Quote from: Caliga on March 06, 2012, 10:28:55 PM
Still... it's time to invest in a formal backup system.
I use Nova Backup with an external hd, and I quite like this.
I don't do meditation.  I drink alcohol to relax, like normal people.

If Microsoft Excel decided to stop working overnight, the world would practically end.

viper37

Latest firmware update for the Agility 3 did the trick: now, it's fast, as it should be.  Booting into Windows takes about 1 minute from power on to usability.

However, my brand new Vertex 4 died on me.  About a month in service before dying.  On the downside, I lost all my e-mails, all my bookmarks, a few softwares for wich I might not have backups.  All my data were on a seperate partition, so that's ok.  OCZ is at least paying for the shipping of the drive, so it's totally zero costs for me.

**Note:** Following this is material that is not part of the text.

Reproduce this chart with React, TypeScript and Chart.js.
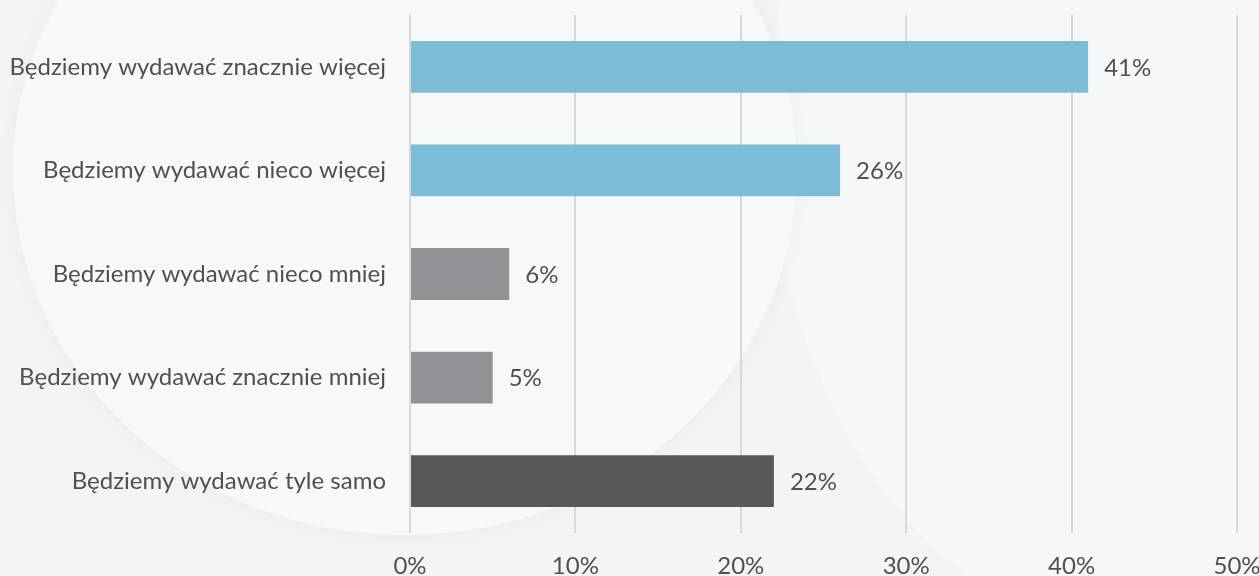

I took the opportunity to install Linux Mint, instead of installing Windows and moving it to the SSD.  What a fucking mistake.  Contrary to what's being told, that OS is totally not ready for Windows desktop replacement.  They are on the right track, at least some old wi-fi adapters are working.  Bu they may need a couple more years to fully adapt.
I don't do meditation.  I drink alcohol to relax, like normal people.

If Microsoft Excel decided to stop working overnight, the world would practically end.

Grey Fox

Colonel Caliga is Awesome.

Vricklund

<-- running ubuntu 12.04 right here, right now, on my work machine. No problem whatsoever but I don't get along with the new Unity interface.

viper37

Quote from: Grey Fox on August 19, 2012, 05:14:15 PM
Ubuntu is still much much closer.
Mint is based on Ubuntu.  I used the Cinammon interface, it's nice.

Anyway:
- aMule slows down my computer after a while
- the sound card is only detected as 4.0 not 5.1, nothing comes out from the center or the subwoofer
- the wireless connection only works with a PCI-e card (DWA-556) not with my USB adapter connected to my range extender
- the wireless connections drops every 15 minutes
- the system is not that stable, I got it to crash a few times now and then.
- the repository stopped working over the week-end, I can't get updates anymore

On the plus side, the firewall is easy to set up, there's no need for a dozen different codecs as they are all there, I can read blu rays and HD-DVDs for free and I can get get a free proxy if I want to.
I don't do meditation.  I drink alcohol to relax, like normal people.

If Microsoft Excel decided to stop working overnight, the world would practically end.